I don’t burn candles or incense. Or turn the lights way up or way down. Or light a fire. For some reason that probably goes back to me loving black licorice from the penny candy store, my love of the Marx Brothers and my refusal to talk to girls in fourth grade (“I was so much older then, I’m younger than that now.”), when I settle down to write, I almost always have music in my ears.
The moment where music really worked its magic is when I was sitting in the press box at Omaha’s Rosenblatt Stadium, Florida State, a 20-time (or so) loser in the College World Series to that point, having just lost the title game to the dreaded Miami Hurricanes by a single run in 1999.
It was a thrilling World Series, that win over Stanford to put them in the title game as cool a college game as I’d ever seen. I had covered Mike Martin’s team for six seasons, got to know all the coaches, the players and even some of their parents and knowing “11” as well as I did, how many times he’d been to Omaha and failed and how this was going to sting. I understood all that. And felt it. Sure, as a writer/reporter I had a job to do but, geez, I’d followed them all the way out here. And so I had to channel all that into words. My words.
I had a bunch of CD’s with me for just that purpose. The song that lit my heart, the music that helped the words come out of the ends of my fingers was Jeff Beck’s “Nadia,” a beautifully sad instrumental that I played over and over and over until my tender story was complete. Now, somebody might say “Hey, you’re making too big a deal of a story that’s in the newspaper today, in the trash tomorrow.” But I never looked at it that way. To me, it was history. I wanted it to be right.
Jeff Beck’s “Nadia” from “You Had It Coming”
As I moved into teaching, since I had my students writing just about every day, I thought playing music — GOOD music, not what was in their ears the rest of the day — might expose them to something else AND (almost more importantly) keep them from talking. THEY didn’t suspect that, though. (Wink)
I’d always loved Bryan Ferry’s music with his innovative band Roxy Music and I loved his solo albums, too.

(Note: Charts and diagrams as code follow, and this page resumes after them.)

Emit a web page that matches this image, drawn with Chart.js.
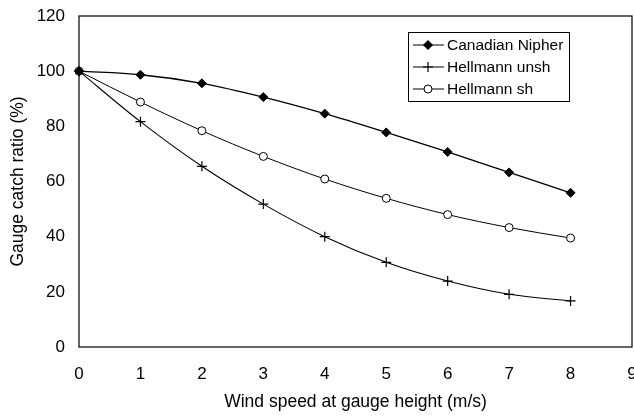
<!DOCTYPE html>
<html>
<head>
<meta charset="utf-8">
<script src="https://cdn.jsdelivr.net/npm/chart.js@4/dist/chart.umd.min.js"></script>
<style>
  html, body { margin: 0; padding: 0; background: #fff; }
  #wrap { width: 634px; height: 418px; }
</style>
</head>
<body>
<div id="wrap"><canvas id="myChart" width="634" height="418"></canvas></div>
<script>
//data
const windSpeed = [0, 1, 2, 3, 4, 5, 6, 7, 8];
const canadianNipher = [100, 98.7, 95.6, 90.6, 84.6, 77.8, 70.7, 63.3, 55.9];
const hellmannUnsh = [100, 81.7, 65.5, 51.8, 40.0, 30.7, 23.9, 19.1, 16.7];
const hellmannSh = [100, 88.8, 78.4, 69.1, 60.9, 53.9, 48.0, 43.3, 39.5];
const seriesNames = ['Canadian Nipher', 'Hellmann unsh', 'Hellmann sh'];

const FONT = "'Liberation Sans', Arial, sans-serif";

function pts(vals) {
  return windSpeed.map((x, i) => ({x: x, y: vals[i]}));
}

//frame round the plot area
const framePlugin = {
  id: 'frame',
  beforeDatasetsDraw(chart) {
    const a = chart.chartArea, ctx = chart.ctx;
    ctx.save();
    ctx.strokeStyle = '#000';
    ctx.lineWidth = 1.2;
    ctx.strokeRect(a.left, a.top, a.right - a.left, a.bottom - a.top);
    ctx.restore();
  }
};

//boxed legend inside the plot
const boxLegend = {
  id: 'boxLegend',
  afterDraw(chart) {
    const ctx = chart.ctx;
    const bx = 408, by = 32, bw = 161, bh = 69;
    ctx.save();
    ctx.fillStyle = '#fff';
    ctx.fillRect(bx, by, bw, bh);
    ctx.strokeStyle = '#000';
    ctx.lineWidth = 1;
    ctx.strokeRect(bx + 0.5, by + 0.5, bw, bh);
    ctx.font = '15.5px ' + FONT;
    ctx.textBaseline = 'middle';
    chart.data.datasets.forEach((ds, i) => {
      const y = by + 13 + i * 22;
      ctx.strokeStyle = '#000';
      ctx.lineWidth = 1;
      ctx.beginPath();
      ctx.moveTo(bx + 5, y);
      ctx.lineTo(bx + 36, y);
      ctx.stroke();
      ctx.fillStyle = ds.pointBackgroundColor;
      ctx.strokeStyle = ds.pointBorderColor;
      ctx.lineWidth = ds.pointBorderWidth || 1;
      Chart.helpers.drawPoint(ctx, {
        pointStyle: ds.pointStyle,
        radius: ds.pointRadius,
        borderWidth: ds.pointBorderWidth || 1
      }, bx + 20, y);
      ctx.fillStyle = '#000';
      ctx.fillText(ds.label, bx + 39, y + 1);
    });
    ctx.restore();
  }
};

const config = {
  type: 'line',
  data: {
    datasets: [{
      label: seriesNames[0],
      data: pts(canadianNipher),
      borderColor: '#000',
      borderWidth: 1.3,
      pointStyle: 'rectRot',
      pointRadius: 4.5,
      pointBorderWidth: 1,
      pointBackgroundColor: '#000',
      pointBorderColor: '#000',
      cubicInterpolationMode: 'monotone',
      clip: false
    },
    {
      label: seriesNames[1],
      data: pts(hellmannUnsh),
      borderColor: '#000',
      borderWidth: 1.1,
      pointStyle: 'cross',
      pointRadius: 5,
      pointBorderWidth: 1.2,
      pointBackgroundColor: '#000',
      pointBorderColor: '#000',
      cubicInterpolationMode: 'monotone',
      clip: false
    },
    {
      label: seriesNames[2],
      data: pts(hellmannSh),
      borderColor: '#000',
      borderWidth: 1,
      pointStyle: 'circle',
      pointRadius: 4,
      pointBorderWidth: 1,
      pointBackgroundColor: '#fff',
      pointBorderColor: '#000',
      cubicInterpolationMode: 'monotone',
      clip: false
    }]
  },
  options: {
    responsive: false,
    animation: false,
    layout: { autoPadding: false, padding: { top: 16, right: 2, left: 0, bottom: 0 } },
    plugins: {
      legend: { display: false },
      tooltip: { enabled: false }
    },
    scales: {
      x: {
        type: 'linear',
        min: 0, max: 9,
        grid: { display: false, drawTicks: false },
        border: { display: false },
        ticks: { stepSize: 1, padding: 17, color: '#000', font: { family: FONT, size: 17 } },
        title: {
          display: true, text: 'Wind speed at gauge height (m/s)',
          color: '#000', font: { family: FONT, size: 17.5 },
          padding: { top: 0, bottom: 5 }
        },
        afterFit(scale) { scale.height = 71; scale.paddingRight = 0; scale.paddingLeft = 0; }
      },
      y: {
        min: 0, max: 120,
        grid: { display: false, drawTicks: false },
        border: { display: false },
        ticks: { stepSize: 20, padding: 14, color: '#000', font: { family: FONT, size: 17 } },
        title: {
          display: true, text: 'Gauge catch ratio (%)',
          color: '#000', font: { family: FONT, size: 17.5 },
          padding: { top: 8, bottom: 0 }
        },
        afterFit(scale) { scale.width = 79; scale.paddingTop = 0; scale.paddingBottom = 0; }
      }
    }
  },
  plugins: [framePlugin, boxLegend]
};

let myChart = new Chart(document.getElementById('myChart'), config);
</script>
</body>
</html>
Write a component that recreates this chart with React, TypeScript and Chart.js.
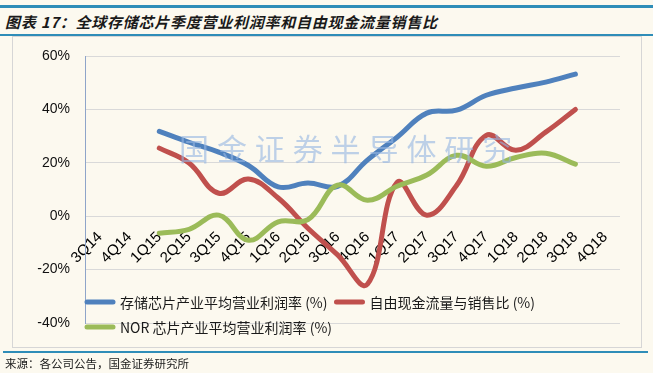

When I heard this remix of a track from his “Avonmore” album, “Driving Me Wild,” I fell in love with it and thought it was just different enough to catch the ear of my students, a great song just about the right length for in-class writing assignments. What was really cool, some of my students put it on their phone and used it for other writing assignments in other classes, a sure sign of acceptance.
Bryan Ferry remix of “Driving Me Wild” from “Avonmore.”
Since I was never into drink or drugs, when Neil Young came out with “Psychedelic Pill” I was wondering what Neil’s old reefer-and-who-knows-what-else addled brain would come up with. Sure enough, the opening track is a hypnotic 20-plus minute track called “Driftin’ Back” where Neil magically takes just a few chords and goes somewhere with his guitar solos and it just drags you along. Didn’t share this with my kids jn class, didn’t want to corrupt ‘em, you know. But for me, it’s fun to write to.
Neil Young and Crazy Horse - “Driftin’ Back” from “Psychedelic Pill”
Traffic was one of those “jam” bands from the early 70’s featuring Stevie Winwood on vocals and imaginative, almost jazzy instrumentation in, once again, a hypnotic sort of groove that both relaxes and inspires. At least it did for me. Funny that Winwood later wrote a song, “Sometimes I Feel So Uninspired.” He shoulda listened to his own music.
Traffic’s “Low Spark Of The High-Heeled Boys” from the album of the same name.
A few weeks back, I wrote about this entire Side Two on Bruce’s second album, a real New York City suite, “Incident On 57th Street,” “Rosalita” and “New York City Serenade,” three amazing songs that hinted at how much talent this runty Jersey Devil really had, even though his next album “Born To Run” sounded nothing like this. Sometimes, I’ll play the entire side but “Rosalita” is such an uplifting, danceable song, trying to keep your sentences making sense while listening to it at the same time is a challenge. But “Serenade” is just so beautiful, eloquent, time-stopping. Bruce’s music makes you think a little deeper, look a little further, go where you might not have thought to go — before you listened. It’s evocative, that’s the word.
And if it doesn’t get you going, just push the needle back to the first song on Side Two and start again. It worked for me. It might for you, too.
Springsteen’s “NYC Serenade” from “The Wild, The Innocent, The E Street Shuffle”
Yes, side two of that Bruce record! Also, movie scores.
While I can only listen to ambient music while writing (and generally I don't listen to anything), I do agree with you about the immense pleasures of side 2 of "Wild, Innocent, E Street Shuffle." I often wonder what may have happened if The Boss had stuck to that style of music and writing (no shade on "Born to Run," but slight shade to everything that followed).